Paul Krugman visits MIT:
Krugman: ‘Dark age of macroeconomics’ is upon us, by Peter Dizikes, MIT News Office: Midway through his standing-room-only lecture at MIT on Friday,... Nobel Prize-winning economist Paul Krugman PhD ’77 took a brief detour into world history — specifically to the Dark Ages.
It was a period, Krugman suggested, that was especially dismal not merely due to, say, rampant barbarism, but because it constituted an intellectual reversal: “In the Dark Ages, people forgot what the Greeks and Romans had learned.”
It is an analogy Krugman favors these days when he thinks about his own profession. “We’re living in a dark age of macroeconomics,” Krugman said during his lecture... “Economists themselves are confused,” he added. “It’s been really amazing within the economics profession to see how much has been lost.”
What has been lost above all, Krugman argued, is an appreciation of ideas developed in the 1930s — most notably the economist John Maynard Keynes’s broad view that in certain circumstances government spending is the best tool to instigate an economic recovery. At a time when interest rates are minimal and can hardly be lowered to spur private investment, Krugman argued, Keynesian thought is especially vital, despite some loud arguments to the contrary.
Thus Krugman believes the United States has benefitted from the $787 billion federal stimulus package that was signed into law in February 2009... Krugman thinks the legislation helped alleviate the recession’s effects. “We would probably have 12 percent unemployment in the U.S. if we didn’t have the stimulus,” he said. Yet the seemingly long odds against additional government spending are leading Krugman to think we may well be headed for a double-dip recession — the contemporary counterpart to the slump that occurred in 1937, just as the U.S. economy was recovering from the worst of the Great Depression.
“We are caught in a situation more than a little reminiscent of the mid-1930s,” Krugman emphasized. “How can we be replaying the past so badly?” he added. “That is the question that has worried me a lot.”
Share the blame
If economics is failing to help the economy, however, Krugman is willing to spread the blame around, between both economists and politicians. ... As Krugman sees it, the economic ideas associated most heavily with the University of Chicago — such as the continuous efficiency of markets and the need to keep government out of the economic arena — have had a broad and baleful influence on economics education.
“In the 1970s, a lot of schools stopped teaching old-fashioned macro,” said Krugman on Friday. “MIT being one of the places you could still get it.” ... As a result, he added, “What’s striking is how many people there are in their 30s and 40s in the profession who haven’t encountered this idea, that fiscal stimulus helps.” ... “There are insights that have been hard-won, but they were hard-won 70 years ago, and were lost in the interim,” he told the MIT audience.

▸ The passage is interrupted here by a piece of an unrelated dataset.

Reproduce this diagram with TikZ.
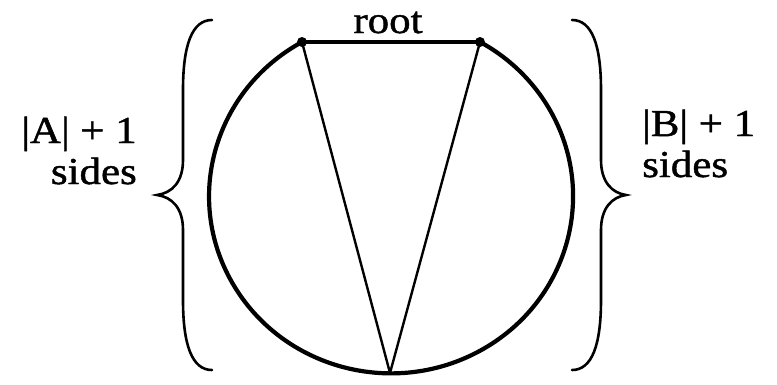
\documentclass[tikz,border=0pt]{standalone}
\usepackage{fontspec}
\setmainfont{Liberation Serif}
\newfontfamily\lblfont[FakeStretch=1.13,FakeBold=1.2]{Liberation Serif}
\begin{document}
\begin{tikzpicture}[x=1pt,y=-1pt,
  vdot/.style={circle,fill=black,inner sep=0pt,minimum size=10pt},
  rim/.style={line width=4.2pt},
  rootline/.style={line width=3.6pt},
  chord/.style={line width=2.4pt},
  bracepath/.style={line width=2.6pt,line cap=round},
  lbl/.style={font=\lblfont\fontsize{38}{41}\selectfont,inner sep=0pt}]
\useasboundingbox (0,0) rectangle (777,384);
% endpoints of the root chord and the bottom vertex
\node[vdot] (L) at (302,42) {};
\node[vdot] (R) at (480,42) {};
\coordinate (B) at (390,373);
% circle arc below the root
\draw[rim] (L.center) arc[start angle=119.3, end angle=420.7, x radius=182pt, y radius=177pt];
% chords
\draw[rootline] (L.center) -- (R.center);
\draw[chord] (L.center) -- (B);
\draw[chord] (R.center) -- (B);
% texts
\node[lbl,anchor=base] (root) at (388,33) {root};
\node[lbl,anchor=base east,align=right] (la) at (137,184) {|A| + 1\\sides};
\node[lbl,anchor=base west,align=left] (lb) at (642,177) {|B| + 1\\sides};
% braces
\draw[bracepath] (212,20) .. controls (192,20) and (183,45) .. (183,90) -- (183,160)
  .. controls (183,182) and (172,193) .. (157,195)
  .. controls (172,197) and (183,208) .. (183,230) -- (183,300)
  .. controls (183,345) and (192,370) .. (212,370);
\draw[bracepath] (572,20) .. controls (592,20) and (601,45) .. (601,90) -- (601,160)
  .. controls (601,182) and (612,193) .. (626,195)
  .. controls (612,197) and (601,208) .. (601,230) -- (601,300)
  .. controls (601,345) and (592,370) .. (572,370);
\end{tikzpicture}
\end{document}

When these ideas are forgotten within the profession, Krugman asserted, such pieces of knowledge stand even less of a chance of getting a hearing on Capitol Hill. The problem, in his view, is that “political people tend to always look part-way. If you say you need to do this big [bill], they’ll say, ‘All right, let’s do part of it.’ … That’s very difficult to do in a situation where half a loaf may be not much better than nothing. And that is the situation we face with this crisis. If you do a half-hearted policy, even if economists think you should do more, the conclusion will be, ‘Well that policy failed.’”
As Krugman sees it, then, the government did too little to fight the recession, and now it’s too late to reverse course. In part, he said, that is also because an odd kind of self-congratulation has set in among policy-makers and the chattering classes, for having prevented an all-out 1930s-style Great Depression.
“By avoiding utter disaster,” Krugman said, “we’re avoiding looking at our own failings.” ...
No room for optimism
...As Krugman made clear, he does not expect that current policy stasis to change any time soon. Winding up his remarks, Krugman paused, looked down at the podium, then sized up the audience again. “I left a little [space] in my notes here that says, ‘Come up with something optimistic to say at the end,’” he remarked as the audience laughed, “but I don’t have anything.” Call it black humor for the new dark age.